Stortebecker / metabolomics

A repo to exchange and discuss metabolomics issues at the ZBSA Freiburg.
5 stars 3 forks source link

Free spectra database formats (`.msp` and `.msl`) #3

Open Stortebecker opened 7 years ago

Stortebecker commented 7 years ago

.msp seems to be the commonly used open format (text based) for metabolomics spectra. Free databases like the Fiehn database and the Golm database are provided in this format. The commercial NIST database is provided in a closed format (NIST db file), but can be converted to .msp using the "NIST MS search" software (freeware).

Yesterday we saw that each database uses a different syntax for their .msp files. All formats seem to contain exactly the same information, but the text file looks a bit different. Obvious differences we saw immediately were:

Manuel, can you please provide examples for each .msp (one spectrum will be sufficient for now - if possible exactly the same spectrum in the three formats)?

@korseby Do converters exist for .msp file formats? Are there international conventions for the format?

@korseby @blankclemens If no converter already exists, please coordinate whom is going to write one.

Stortebecker commented 7 years ago

Also, there is a second free (?) format .msl. Do converters exist for .msp to .msl and vice-versa?

@korseby @blankclemens Which format is superior? Which format is more compatible to open source / closed source software? Please consider .msl format, if you should start writing a converter.

Stortebecker commented 7 years ago

@korseby Could you please help filling my list of spectra databases?

@blankclemens Could you please check, why this file is not correctly displayed?

korseby commented 7 years ago

@Stortebecker The MONA guys are using the format. AFAIK it is a plain-text format. See: http://mona.fiehnlab.ucdavis.edu/downloads under Download Spectra.

blankclemens commented 7 years ago

@Stortebecker Done. 8f005d61dff71280b6f9dd7a4d9506adce385715

MSchlprt commented 7 years ago

@Stortebecker unfortunately we do not have one particular spectra in different .msp formats however we have same databases in .msl and .msp (see Golm database)
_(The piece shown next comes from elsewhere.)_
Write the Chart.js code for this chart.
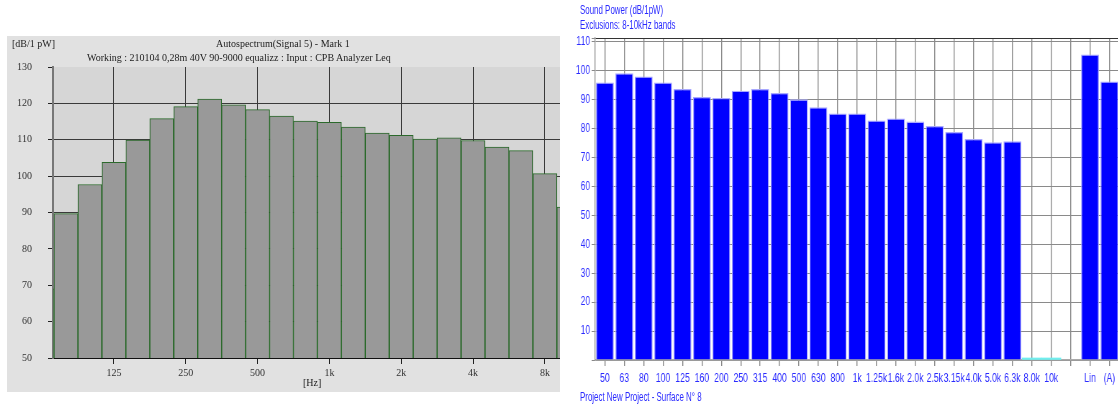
<!DOCTYPE html>
<html>
<head>
<meta charset="utf-8">
<script src="https://cdn.jsdelivr.net/npm/chart.js@4/dist/chart.umd.min.js"></script>
<style>
html, body { margin: 0; padding: 0; background: #fff; overflow: hidden; width: 1118px; height: 405px; }
#leftPanel { position: absolute; left: 7px; top: 36px; width: 553px; height: 356px; background: #e1e1e1; }
#rightPanel { position: absolute; left: 570px; top: 0; width: 552px; height: 405px; }
#leftChart { position: absolute; left: 0; top: 0; }
#rightChart { position: absolute; left: 0; top: 0; }
.serif { position: absolute; font-family: 'Liberation Serif', 'Times New Roman', serif; font-size: 10px; color: #222; white-space: nowrap; line-height: 12px; }
.blue { position: absolute; font-family: 'Liberation Sans', Arial, sans-serif; font-size: 12px; color: #2a2aff; white-space: nowrap; line-height: 14px; transform: scaleX(0.66); transform-origin: 0 0; }
</style>
</head>
<body>
<div id="leftPanel">
    <canvas id="leftChart" width="553" height="356"></canvas>
    <div class="serif" style="left:5px;top:2px;">[dB/1 pW]</div>
    <div class="serif" style="left:209px;top:2px;">Autospectrum(Signal 5) - Mark 1</div>
    <div class="serif" style="left:80px;top:16px;">Working : 210104 0,28m 40V 90-9000 equalizz : Input : CPB Analyzer Leq</div>
    <div class="serif" style="left:296px;top:341px;">[Hz]</div>
</div>
<div id="rightPanel">
    <!-- 右图用窄字体的效果: 画布整体水平压缩 -->
    <canvas id="rightChart" width="767" height="405" style="width:552px;height:405px;"></canvas>
    <div class="blue" style="left:10px;top:3px;">Sound Power (dB/1pW)</div>
    <div class="blue" style="left:10px;top:18px;">Exclusions: 8-10kHz bands</div>
    <div class="blue" style="left:10px;top:390px;">Project New Project - Surface N° 8</div>
</div>
<script>
// 左图: 1/3 倍频程自功率谱
const leftBands = ['63', '80', '100', '125', '160', '200', '250', '315', '400', '500', '630', '800',
    '1k', '1.25k', '1.6k', '2k', '2.5k', '3.15k', '4k', '5k', '6.3k', '8k', '10k'];
const leftLevels = [69, 89.7, 97.7, 103.8, 109.9, 115.8, 119.1, 121.2, 119.6, 118.3, 116.5, 115.1,
    114.8, 113.5, 111.8, 111.2, 110.2, 110.5, 109.8, 108.0, 107.0, 100.7, 91.5];
const leftTickLabels = ['125', '250', '500', '1k', '2k', '4k', '8k'];
const leftYTicks = [50, 60, 70, 80, 90, 100, 110, 120, 130];

// 右图: 声功率
const rightBands = ['50', '63', '80', '100', '125', '160', '200', '250', '315', '400', '500', '630', '800',
    '1k', '1.25k', '1.6k', '2.0k', '2.5k', '3.15k', '4.0k', '5.0k', '6.3k', '8.0k', '10k', '', 'Lin', '(A)'];
const rightLevels = [95.9, 99.1, 98.0, 95.9, 93.7, 90.9, 90.6, 93.1, 93.7, 92.3, 90.1, 87.4, 85.2,
    85.2, 82.8, 83.5, 82.4, 80.9, 78.8, 76.4, 75.3, 75.6, null, null, null, 105.6, 96.3];
const excludedLevels = [null, null, null, null, null, null, null, null, null, null, null, null, null,
    null, null, null, null, null, null, null, null, null, 0.7, 0.7, null, null, null];
const rightYTicks = [0, 10, 20, 30, 40, 50, 60, 70, 80, 90, 100, 110];

const serifFont = { family: "'Liberation Serif', 'Times New Roman', serif", size: 10 };
const sansFont = { family: "'Liberation Sans', Arial, sans-serif", size: 12 };

// 绘图区背景
const plotBg = {
    id: 'plotBg',
    beforeDraw(chart, args, opts) {
        const a = chart.chartArea;
        chart.ctx.save();
        chart.ctx.fillStyle = opts.color;
        chart.ctx.fillRect(a.left, a.top, a.right - a.left, a.bottom - a.top);
        chart.ctx.restore();
    }
};

new Chart(document.getElementById('leftChart').getContext('2d'), {
    type: 'bar',
    plugins: [plotBg],
    data: {
        datasets: [{
            data: leftLevels.map((v, i) => ({ x: i, y: v })),
            backgroundColor: '#999999',
            borderColor: '#2c6a2c',
            borderWidth: 1,
            barPercentage: 1,
            categoryPercentage: 1
        }]
    },
    options: {
        responsive: false,
        animation: false,
        layout: { padding: { top: 31, left: 0, right: 0, bottom: 0 } },
        plugins: {
            legend: { display: false },
            tooltip: { enabled: false },
            plotBg: { color: '#d6d6d6' }
        },
        scales: {
            x: {
                type: 'linear',
                offset: false,
                min: 0.457,
                max: 21.63,
                afterBuildTicks: s => { s.ticks = leftTickLabels.map(l => ({ value: leftBands.indexOf(l) })); },
                afterFit: s => { s.height = 34; },
                ticks: {
                    callback: v => leftBands[v],
                    color: '#333',
                    font: serifFont,
                    padding: 3,
                    maxRotation: 0,
                    autoSkip: false
                },
                grid: { offset: false, color: '#3a3a3a', tickColor: '#222', tickLength: 6 },
                border: { color: '#111', width: 1 }
            },
            y: {
                min: 50,
                max: 130,
                afterBuildTicks: s => { s.ticks = leftYTicks.map(v => ({ value: v })); },
                afterFit: s => { s.width = 46; },
                ticks: { color: '#333', font: serifFont, padding: 16 },
                grid: {
                    color: c => (c.tick && c.tick.value === 130) ? 'rgba(0,0,0,0)' : '#3a3a3a',
                    tickColor: '#222',
                    tickLength: 5
                },
                border: { color: '#777', width: 2 }
            }
        }
    }
});

new Chart(document.getElementById('rightChart').getContext('2d'), {
    type: 'bar',
    data: {
        labels: rightBands,
        datasets: [{
            data: rightLevels,
            backgroundColor: '#0000ff',
            borderColor: '#a8a8ff',
            borderWidth: 1.3,
            barPercentage: 0.92,
            categoryPercentage: 1,
            grouped: false
        }, {
            data: excludedLevels,
            backgroundColor: '#70eeee',
            borderWidth: 0,
            barPercentage: 1,
            categoryPercentage: 1,
            grouped: false
        }]
    },
    options: {
        responsive: false,
        animation: false,
        layout: { padding: { top: 38, left: 0, right: 4, bottom: 0 } },
        plugins: {
            legend: { display: false },
            tooltip: { enabled: false }
        },
        scales: {
            x: {
                offset: true,
                afterFit: s => { s.height = 45; },
                ticks: { color: '#2a2aff', font: sansFont, padding: 5, maxRotation: 0, minRotation: 0, autoSkip: false },
                grid: { offset: false, color: '#8a8a8a', lineWidth: 1.4, tickColor: '#888', tickLength: 6 },
                border: { color: '#aaa', width: 1.4 }
            },
            y: {
                min: 0,
                max: 111.3,
                afterBuildTicks: s => { s.ticks = rightYTicks.map(v => ({ value: v })).concat([{ value: s.max }]); },
                afterFit: s => { s.width = 35; },
                ticks: {
                    color: '#2a2aff',
                    font: sansFont,
                    padding: 2,
                    callback: v => (v === 0 || v > 110) ? '' : v
                },
                grid: {
                    color: c => (c.tick && c.tick.value > 110) ? '#333' : '#8a8a8a',
                    tickColor: '#888',
                    tickLength: 5
                },
                border: { color: '#999', width: 1.4 }
            }
        }
    }
});
</script>
</body>
</html>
Golm Database in .msp and .msl format databases.zip

fiehnlib database (best open-source one) in .msp generated by free lib2nist conversion tool http://chemdata.nist.gov/mass-spc/ms-search/Library_conversion_tool.html fiehn_alk_simplenames_nist.zip

in house database build up and exported with NIST MSSearch in .msp format (Flo mentioned that we are able to export also the commercial nist mainlib to .msp format which should be in that format-type of .msp as it is also exported by NIST MSSearch) CFM-Standards.zip

MSchlprt commented 7 years ago

@Stortebecker @blankclemens Additionally there is a updated fiehnlib database for GC-MS (MONA_export_GC-MS) in .msp which also has another filestructure in .msp MoNA-export-GC-MS-msp.zip

Stortebecker commented 7 years ago

@korseby Do converters exist for .msp file formats? Are there international conventions for the format?

Stortebecker commented 7 years ago

International conventions should be here, if they already exist: http://metabolomicssociety.org/

Stortebecker commented 7 years ago

@korseby told me that W4M probably has a converter for the different formats, because they built up an internal database using Golm and other free databases.

@blankclemens Can you check if you can find this converter and maybe even a Galaxy wrapper for it? If it is not freely available, maybe the W4Ms are willing to share it? Also MONA must have some way of converting the data into their own format, maybe they are more cooperative?

MSchlprt commented 7 years ago

@Stortebecker @blankclemens @korseby

We tried different things with metaMS.runGC tool (Galaxy - Freiburg VS1.1) first: using subgroups for predicting your dataset in treated and untreated works. Upload and processing to obtain a peakspectra.msp (suitable for GOLM metabolomics annotation) was successful. However the GOLM database is not that good for our application.

Second: Database option of metaMS.runGC Currently we know how the msp file should look like for using the database option of metaMS.runGC. Here you find the layout of the example .msp database (unlikely as .txt as github cannot upload .msp)

threeStdsDB.txt

Running metaMS.runGC including that database is functional however as the database is just exemplary and therefore we have no annotation. We added the entry for glutamine manually but also we were not able to annotate glutamine in the sample set.

Third: Using xcms.xcmsSet tool (Galaxy Version 2.1.0) for preprocessing prior to metaMS.runGC leads to an error.

I also shared my history with Björn, Clemens and Flo if you want to have a more detailed view.